Because of the cream cheese center, it’s best to refrigerate after a day if you’re not eating them right away.
Strawberry Cream Cheese Muffins
Equipment
- Muffin tin
- Paper liners or cooking spray
- 3 Mixing bowls
- Measuring cups and spoons
- Whisk and rubber spatula
- Hand mixer or stand mixer
- Small saucepan (for melting butter)
- Spoon for filling muffin cups
- Toothpick (for doneness testing)
Ingredients
For the Streusel Topping:
- ⅔ cup oats
- ⅓ cup brown sugar
- ¼ teaspoon salt
- ¼ cup unsalted butter melted
For the Muffins:
- 1 cup all-purpose flour
- ¼ teaspoon salt
- 1 teaspoon baking powder
- ¼ cup vegetable oil
- ½ cup cane sugar
- 1 large egg
- ½ teaspoon vanilla extract
- ½ cup Greek yogurt
- 1 cup fresh strawberries diced
For the Cream Cheese Filling:
- 5 oz cream cheese at room temperature
- 3 tablespoons maple syrup
- 1 teaspoon vanilla extract
- 1 teaspoon cornstarch
Instructions
- In a medium bowl, mix oats, brown sugar, and salt. Pour in melted butter and stir until crumbly. Set aside.
- In another bowl, beat the cream cheese until smooth. Add maple syrup, vanilla extract, and cornstarch. Mix until creamy. Set aside.
- Preheat the oven to 375°F (190°C). Line a 12-cup muffin tin with paper liners or grease each cup.
- In a large mixing bowl, whisk together flour, salt, and baking powder.
- In a separate bowl, whisk vegetable oil, cane sugar, egg, and vanilla extract until smooth. Add Greek yogurt and stir until combined.

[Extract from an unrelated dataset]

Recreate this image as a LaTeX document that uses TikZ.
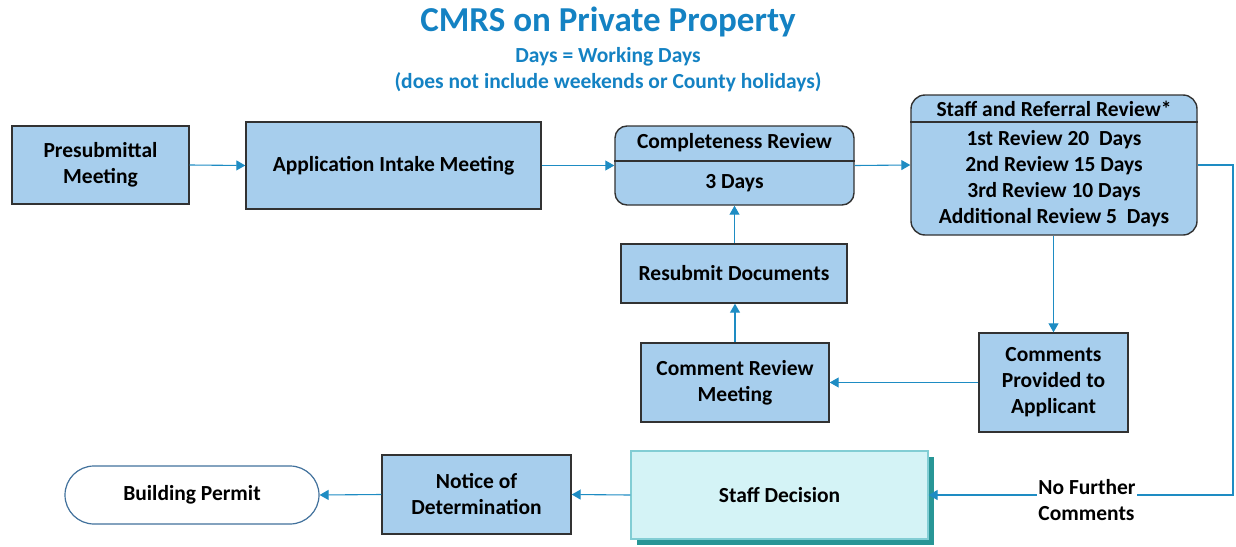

- Fold the wet mixture into the dry ingredients just until combined—do not overmix. Gently fold in the diced strawberries.
- Fill each muffin cup halfway with batter. Add 1 teaspoon of cream cheese filling to the center of each. Top with a small spoonful of muffin batter to cover the filling. Sprinkle generously with the streusel topping.
- Bake for 18–22 minutes or until a toothpick inserted (avoiding the cream cheese center) comes out clean.
- Let muffins cool in the pan for 5 minutes before transferring to a wire rack.
Notes
- Use room temperature cream cheese so the filling blends smoothly and evenly.
- Avoid overmixing the batter after adding the flour to keep your muffins soft and fluffy.
- Fresh strawberries work best, but if using frozen, thaw and pat dry to avoid excess moisture.
- Store in the fridge after the first day to keep the cream cheese filling safe and fresh.